» **What is asked**
Pictures excluded, return the lines below from the first through the line holding "const mycoTicks = [25, 50, 75, 100];".

» **Data shown**

----

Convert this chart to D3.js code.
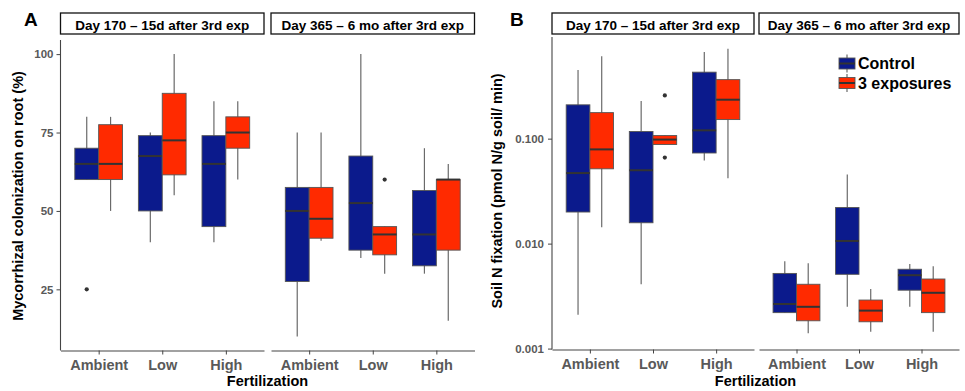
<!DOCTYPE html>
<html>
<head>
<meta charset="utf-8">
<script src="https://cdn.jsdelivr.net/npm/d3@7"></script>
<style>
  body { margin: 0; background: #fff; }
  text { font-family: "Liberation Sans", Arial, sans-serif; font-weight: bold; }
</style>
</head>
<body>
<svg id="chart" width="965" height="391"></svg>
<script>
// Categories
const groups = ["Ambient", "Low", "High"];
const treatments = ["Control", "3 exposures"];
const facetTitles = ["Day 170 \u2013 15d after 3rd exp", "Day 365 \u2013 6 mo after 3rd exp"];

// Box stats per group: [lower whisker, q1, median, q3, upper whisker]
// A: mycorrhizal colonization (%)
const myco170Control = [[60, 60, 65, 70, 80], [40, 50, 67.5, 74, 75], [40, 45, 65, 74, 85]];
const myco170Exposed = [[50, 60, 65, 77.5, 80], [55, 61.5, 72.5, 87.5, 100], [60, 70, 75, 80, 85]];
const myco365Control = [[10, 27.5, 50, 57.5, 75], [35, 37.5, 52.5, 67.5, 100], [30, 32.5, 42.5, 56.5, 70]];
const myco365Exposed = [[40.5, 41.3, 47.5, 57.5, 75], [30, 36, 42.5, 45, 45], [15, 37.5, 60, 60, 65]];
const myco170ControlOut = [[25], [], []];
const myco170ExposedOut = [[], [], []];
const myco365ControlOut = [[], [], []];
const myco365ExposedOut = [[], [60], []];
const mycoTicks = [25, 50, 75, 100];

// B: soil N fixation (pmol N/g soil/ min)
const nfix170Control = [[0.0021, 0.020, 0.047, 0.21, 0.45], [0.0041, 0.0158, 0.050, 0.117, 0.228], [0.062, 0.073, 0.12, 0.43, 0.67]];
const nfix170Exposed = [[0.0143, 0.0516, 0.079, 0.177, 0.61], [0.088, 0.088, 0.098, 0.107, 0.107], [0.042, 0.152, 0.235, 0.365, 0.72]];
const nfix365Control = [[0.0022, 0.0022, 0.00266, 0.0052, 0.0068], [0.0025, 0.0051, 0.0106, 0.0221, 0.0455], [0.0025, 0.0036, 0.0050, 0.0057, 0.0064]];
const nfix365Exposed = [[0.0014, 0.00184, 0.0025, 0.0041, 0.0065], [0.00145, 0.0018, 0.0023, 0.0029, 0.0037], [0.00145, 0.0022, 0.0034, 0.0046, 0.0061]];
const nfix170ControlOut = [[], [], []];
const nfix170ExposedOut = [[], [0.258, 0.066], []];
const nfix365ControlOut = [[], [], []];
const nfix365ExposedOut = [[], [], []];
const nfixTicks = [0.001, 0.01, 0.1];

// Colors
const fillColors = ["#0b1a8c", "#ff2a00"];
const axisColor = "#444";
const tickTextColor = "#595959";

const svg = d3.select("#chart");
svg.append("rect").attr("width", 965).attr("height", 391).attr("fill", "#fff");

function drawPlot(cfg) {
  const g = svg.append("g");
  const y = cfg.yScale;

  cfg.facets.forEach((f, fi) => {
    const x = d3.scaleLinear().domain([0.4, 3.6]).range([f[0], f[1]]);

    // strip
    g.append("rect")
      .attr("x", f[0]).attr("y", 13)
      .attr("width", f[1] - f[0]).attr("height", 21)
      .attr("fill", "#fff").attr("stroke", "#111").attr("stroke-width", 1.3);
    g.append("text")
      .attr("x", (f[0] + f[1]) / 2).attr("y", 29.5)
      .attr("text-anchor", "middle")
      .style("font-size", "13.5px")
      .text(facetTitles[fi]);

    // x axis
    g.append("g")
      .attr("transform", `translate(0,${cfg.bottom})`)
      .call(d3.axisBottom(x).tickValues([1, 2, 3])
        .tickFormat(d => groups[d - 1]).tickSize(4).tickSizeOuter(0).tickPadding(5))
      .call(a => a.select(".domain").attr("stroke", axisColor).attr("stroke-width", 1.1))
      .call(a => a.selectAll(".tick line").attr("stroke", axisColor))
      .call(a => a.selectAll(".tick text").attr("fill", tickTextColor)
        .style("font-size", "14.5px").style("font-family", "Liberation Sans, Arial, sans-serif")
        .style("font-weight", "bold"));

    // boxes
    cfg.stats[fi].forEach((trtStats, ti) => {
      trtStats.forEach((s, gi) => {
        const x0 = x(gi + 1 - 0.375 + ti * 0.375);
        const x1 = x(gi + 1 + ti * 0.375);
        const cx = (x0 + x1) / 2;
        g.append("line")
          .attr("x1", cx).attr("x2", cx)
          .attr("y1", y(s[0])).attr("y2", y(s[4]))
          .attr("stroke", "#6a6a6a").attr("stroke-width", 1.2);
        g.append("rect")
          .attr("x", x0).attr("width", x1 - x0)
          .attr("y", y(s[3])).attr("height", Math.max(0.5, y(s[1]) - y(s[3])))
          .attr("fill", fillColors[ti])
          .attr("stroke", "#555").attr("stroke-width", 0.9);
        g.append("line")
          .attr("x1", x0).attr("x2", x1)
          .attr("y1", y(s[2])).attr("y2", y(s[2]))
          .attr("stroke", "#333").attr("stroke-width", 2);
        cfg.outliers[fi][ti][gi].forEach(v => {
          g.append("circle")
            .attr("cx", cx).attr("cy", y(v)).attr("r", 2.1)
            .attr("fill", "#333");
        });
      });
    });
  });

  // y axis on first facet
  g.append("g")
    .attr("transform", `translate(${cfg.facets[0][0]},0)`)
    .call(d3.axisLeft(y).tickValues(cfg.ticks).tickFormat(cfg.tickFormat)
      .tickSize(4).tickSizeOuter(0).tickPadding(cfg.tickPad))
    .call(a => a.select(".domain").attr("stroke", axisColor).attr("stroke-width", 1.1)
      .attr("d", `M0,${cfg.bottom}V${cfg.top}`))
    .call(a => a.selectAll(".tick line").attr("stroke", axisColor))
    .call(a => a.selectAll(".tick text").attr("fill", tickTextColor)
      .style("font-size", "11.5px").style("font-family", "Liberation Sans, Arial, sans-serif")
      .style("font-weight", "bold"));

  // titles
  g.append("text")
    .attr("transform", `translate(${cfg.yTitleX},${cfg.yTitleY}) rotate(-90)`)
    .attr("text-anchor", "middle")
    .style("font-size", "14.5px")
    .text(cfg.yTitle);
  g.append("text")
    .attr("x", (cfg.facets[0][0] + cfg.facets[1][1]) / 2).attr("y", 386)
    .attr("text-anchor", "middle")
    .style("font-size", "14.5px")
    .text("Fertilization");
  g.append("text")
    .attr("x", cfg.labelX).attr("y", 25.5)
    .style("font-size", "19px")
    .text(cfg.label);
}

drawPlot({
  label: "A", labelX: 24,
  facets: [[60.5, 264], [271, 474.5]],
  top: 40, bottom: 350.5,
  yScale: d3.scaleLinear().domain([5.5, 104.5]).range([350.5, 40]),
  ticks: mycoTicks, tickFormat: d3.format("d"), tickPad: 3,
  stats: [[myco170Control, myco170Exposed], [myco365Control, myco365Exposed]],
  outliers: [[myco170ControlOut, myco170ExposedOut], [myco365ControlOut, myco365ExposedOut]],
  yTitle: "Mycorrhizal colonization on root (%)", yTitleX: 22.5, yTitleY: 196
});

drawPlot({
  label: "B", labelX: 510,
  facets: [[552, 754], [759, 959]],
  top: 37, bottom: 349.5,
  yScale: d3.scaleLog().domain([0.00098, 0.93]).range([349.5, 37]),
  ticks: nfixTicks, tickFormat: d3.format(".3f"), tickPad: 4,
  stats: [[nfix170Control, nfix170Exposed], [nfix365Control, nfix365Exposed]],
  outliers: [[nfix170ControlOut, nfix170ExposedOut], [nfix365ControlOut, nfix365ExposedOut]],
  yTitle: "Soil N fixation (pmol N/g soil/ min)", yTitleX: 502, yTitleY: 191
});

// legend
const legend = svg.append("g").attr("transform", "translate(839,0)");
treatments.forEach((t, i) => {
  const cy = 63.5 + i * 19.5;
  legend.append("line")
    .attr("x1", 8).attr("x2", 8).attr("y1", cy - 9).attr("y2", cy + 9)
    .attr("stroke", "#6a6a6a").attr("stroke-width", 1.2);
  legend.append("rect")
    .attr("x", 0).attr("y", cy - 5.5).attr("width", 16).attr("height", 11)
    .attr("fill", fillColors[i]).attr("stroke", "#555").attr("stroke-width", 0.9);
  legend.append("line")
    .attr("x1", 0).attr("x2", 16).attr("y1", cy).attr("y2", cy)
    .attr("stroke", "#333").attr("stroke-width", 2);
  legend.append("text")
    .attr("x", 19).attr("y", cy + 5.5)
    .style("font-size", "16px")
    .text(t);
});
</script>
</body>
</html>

----

» **Written response**
Convert this chart to D3.js code.
<!DOCTYPE html>
<html>
<head>
<meta charset="utf-8">
<script src="https://cdn.jsdelivr.net/npm/d3@7"></script>
<style>
  body { margin: 0; background: #fff; }
  text { font-family: "Liberation Sans", Arial, sans-serif; font-weight: bold; }
</style>
</head>
<body>
<svg id="chart" width="965" height="391"></svg>
<script>
// Categories
const groups = ["Ambient", "Low", "High"];
const treatments = ["Control", "3 exposures"];
const facetTitles = ["Day 170 \u2013 15d after 3rd exp", "Day 365 \u2013 6 mo after 3rd exp"];

// Box stats per group: [lower whisker, q1, median, q3, upper whisker]
// A: mycorrhizal colonization (%)
const myco170Control = [[60, 60, 65, 70, 80], [40, 50, 67.5, 74, 75], [40, 45, 65, 74, 85]];
const myco170Exposed = [[50, 60, 65, 77.5, 80], [55, 61.5, 72.5, 87.5, 100], [60, 70, 75, 80, 85]];
const myco365Control = [[10, 27.5, 50, 57.5, 75], [35, 37.5, 52.5, 67.5, 100], [30, 32.5, 42.5, 56.5, 70]];
const myco365Exposed = [[40.5, 41.3, 47.5, 57.5, 75], [30, 36, 42.5, 45, 45], [15, 37.5, 60, 60, 65]];
const myco170ControlOut = [[25], [], []];
const myco170ExposedOut = [[], [], []];
const myco365ControlOut = [[], [], []];
const myco365ExposedOut = [[], [60], []];
const mycoTicks = [25, 50, 75, 100];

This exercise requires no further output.